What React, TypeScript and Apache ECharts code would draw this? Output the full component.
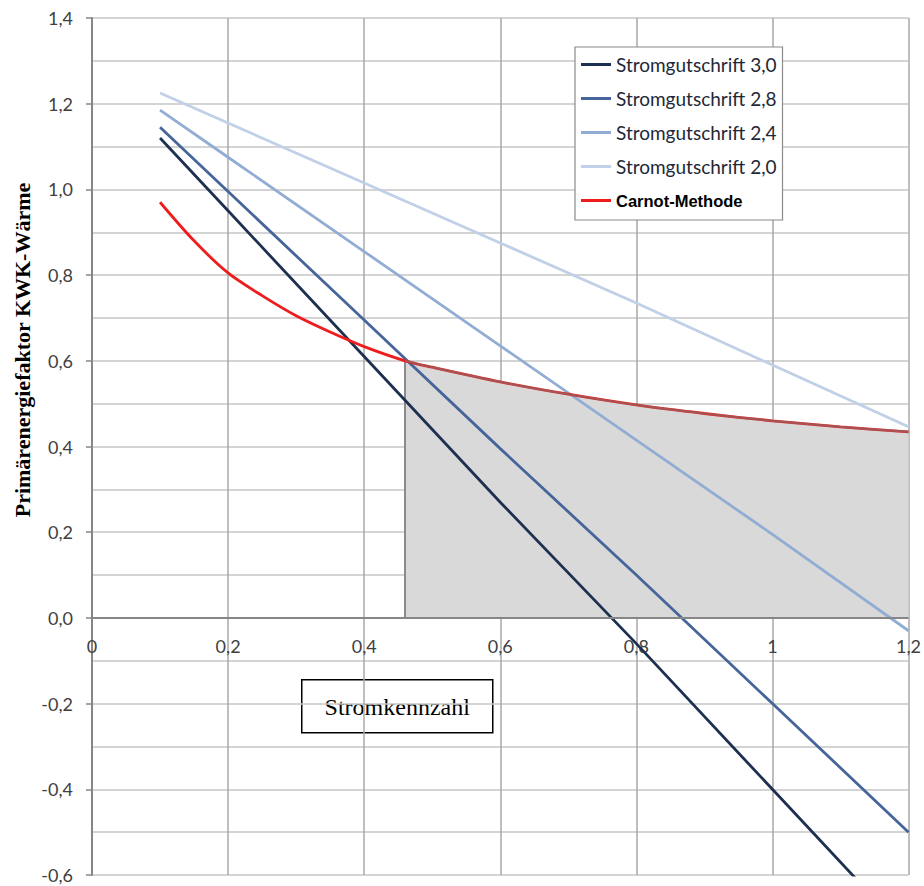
import React, { useEffect, useRef } from "react";
import * as echarts from "echarts";

// Stromkennzahl (x) sample points
const xVals = [0.1, 0.2, 0.4, 0.6, 0.8, 1.0, 1.2];
const sg30 = [1.12, 0.95, 0.61, 0.27, -0.06, -0.4, -0.74];
const sg28 = [1.145, 0.995, 0.695, 0.395, 0.1, -0.2, -0.5];
const sg24 = [1.185, 1.075, 0.855, 0.635, 0.415, 0.195, -0.03];
const sg20 = [1.225, 1.155, 1.015, 0.875, 0.735, 0.59, 0.446];

const carnotX = [0.1, 0.15, 0.2, 0.25, 0.3, 0.35, 0.4, 0.46, 0.5, 0.6, 0.7, 0.8, 0.9, 1.0, 1.1, 1.2];
const carnotY = [0.97, 0.88, 0.805, 0.752, 0.705, 0.667, 0.633, 0.6, 0.585, 0.551, 0.522, 0.497, 0.477, 0.46, 0.446, 0.434];

const shadeStart = 0.46;

const seriesNames = [
  "Stromgutschrift 3,0",
  "Stromgutschrift 2,8",
  "Stromgutschrift 2,4",
  "Stromgutschrift 2,0",
  "Carnot-Methode",
];
const seriesColors = ["#1d3050", "#46659a", "#92add3", "#c0d0e6", "#ee1c1c"];

const yTitle = "Primärenergiefaktor KWK-Wärme";
const boxText = "Verschlechterung des\nPE-Faktors gegenüber\nEnEV 2014";
const xTitle = "Stromkennzahl";

const yMin = -0.6;
const yMax = 1.4;

const fmt = (v: number) => String(Math.round(v * 10) / 10).replace(".", ",");
const fmtY = (v: number) => (Math.round(v * 10) / 10).toFixed(1).replace(".", ",");

export default function App() {
  const ref = useRef<HTMLDivElement>(null);
  useEffect(() => {
    if (!ref.current) return;
    const chart = echarts.init(ref.current, undefined, { renderer: "svg" });
    const zip = (xs: number[], ys: number[]) => xs.map((x, i) => [x, ys[i]]);
    const carnot = zip(carnotX, carnotY);
    const shade = carnot.filter((p) => p[0] >= shadeStart);
    const gridTop = 18;
    const gridBottom = 11;
    const plotH = 886 - gridTop - gridBottom;
    const zeroOffset = (plotH * (0 - yMin)) / (yMax - yMin);
    const lineSeries = [sg30, sg28, sg24, sg20].map((ys, i) => ({
      name: seriesNames[i],
      type: "line",
      data: zip(xVals, ys),
      showSymbol: false,
      symbol: "none",
      lineStyle: { color: seriesColors[i], width: 2.8 },
      itemStyle: { color: seriesColors[i] },
      z: 3,
    }));
    const tickFont = { fontFamily: "Lato", fontSize: 18, color: "#404040" };
    chart.setOption({
      animation: false,
      grid: { left: 92, right: 12, top: gridTop, bottom: gridBottom, containLabel: false },
      xAxis: {
        type: "value",
        min: 0,
        max: 1.2,
        interval: 0.2,
        offset: -zeroOffset,
        axisLine: { show: false, onZero: false },
        axisTick: { show: false },
        axisLabel: { ...tickFont, margin: 19, formatter: (v: number) => fmt(v) },
        splitLine: { show: true, lineStyle: { color: "#a8a8a8", width: 1.5 } },
      },
      yAxis: {
        type: "value",
        min: yMin,
        max: yMax,
        interval: 0.2,
        axisLine: { show: true, onZero: false, lineStyle: { color: "#868686", width: 2 } },
        axisTick: { show: true, length: 6, lineStyle: { color: "#868686", width: 1.5 } },
        axisLabel: { ...tickFont, margin: 19, formatter: (v: number) => fmtY(v) },
        splitLine: { show: true, lineStyle: { color: "#c6c6c6", width: 1.5 } },
        minorTick: { show: false, splitNumber: 2 },
        minorSplitLine: { show: true, lineStyle: { color: "#c6c6c6", width: 1.5 } },
      },
      legend: {
        orient: "vertical",
        left: 575,
        top: 47,
        padding: [7, 6, 9, 6],
        backgroundColor: "#ffffff",
        borderColor: "#8a8a8a",
        borderWidth: 1.2,
        borderRadius: 0,
        icon: "rect",
        itemWidth: 30,
        itemHeight: 3,
        itemGap: 13,
        textStyle: { fontFamily: "Lato", fontSize: 19, color: "#1e2838", lineHeight: 21 },
        data: [
          ...seriesNames.slice(0, 4).map((n) => ({ name: n })),
          {
            name: seriesNames[4],
            textStyle: { fontFamily: "Liberation Sans", fontWeight: "bold", fontSize: 16.5, color: "#000000" },
          },
        ],
      },
      series: [
        {
          name: "shade",
          type: "line",
          data: shade,
          smooth: 0.3,
          showSymbol: false,
          symbol: "none",
          lineStyle: { width: 0, opacity: 0 },
          areaStyle: { color: "#d9d9d9", opacity: 1, origin: 0 },
          z: 1,
          silent: true,
          markLine: {
            silent: true,
            symbol: "none",
            label: { show: false },
            lineStyle: { color: "#868686", width: 2, type: "solid" },
            data: [{ yAxis: 0 }],
          },
        },
        {
          name: "shadeEdge",
          type: "line",
          data: [
            [shadeStart, 0],
            [shadeStart, carnotY[carnotX.indexOf(shadeStart)]],
          ],
          showSymbol: false,
          symbol: "none",
          lineStyle: { color: "#8a8a8a", width: 2 },
          z: 2,
          silent: true,
        },
        ...lineSeries,
        {
          name: seriesNames[4],
          type: "line",
          data: carnot,
          smooth: 0.3,
          showSymbol: false,
          symbol: "none",
          lineStyle: { color: seriesColors[4], width: 2.8 },
          itemStyle: { color: seriesColors[4] },
          z: 4,
        },
        {
          name: "shadeTop",
          type: "line",
          data: shade,
          smooth: 0.3,
          showSymbol: false,
          symbol: "none",
          lineStyle: { color: "rgba(120,120,120,0.6)", width: 2.2 },
          z: 5,
          silent: true,
        },
      ],
      graphic: [
        {
          type: "text",
          x: 22,
          y: 350,
          rotation: Math.PI / 2,
          style: {
            text: yTitle,
            font: "bold 22px 'Liberation Serif', 'Times New Roman', serif",
            fill: "#000000",
            textAlign: "center",
            textVerticalAlign: "middle",
          },
        },
        {
          type: "group",
          left: 644,
          top: 473,
          children: [
            {
              type: "rect",
              shape: { x: 0, y: 0, width: 218, height: 80 },
              style: { fill: "#ffffff", stroke: "#000000", lineWidth: 1.5 },
            },
            {
              type: "text",
              x: 109,
              y: 40,
              style: {
                text: boxText,
                font: "16.5px 'Liberation Sans', Arial, sans-serif",
                fill: "#000000",
                textAlign: "center",
                textVerticalAlign: "middle",
                lineHeight: 21.5,
              },
            },
          ],
        },
        {
          type: "group",
          left: 301,
          top: 679,
          children: [
            {
              type: "rect",
              shape: { x: 0, y: 0, width: 191, height: 53 },
              style: { fill: "#ffffff", stroke: "#000000", lineWidth: 1.5 },
            },
            {
              type: "text",
              x: 95.5,
              y: 27,
              style: {
                text: xTitle,
                font: "24px 'Liberation Serif', 'Times New Roman', serif",
                fill: "#000000",
                textAlign: "center",
                textVerticalAlign: "middle",
              },
            },
          ],
        },
      ],
    });
    return () => chart.dispose();
  }, []);
  return <div ref={ref} style={{ width: 924, height: 886, position: "absolute", left: 0, top: 0 }} />;
}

▶ [STATED TASK] Copy every line of the listing that includes the string "React".

▶ [COMPLETED TASK]
What React, TypeScript and Apache ECharts code would draw this? Output the full component.
import React, { useEffect, useRef } from "react";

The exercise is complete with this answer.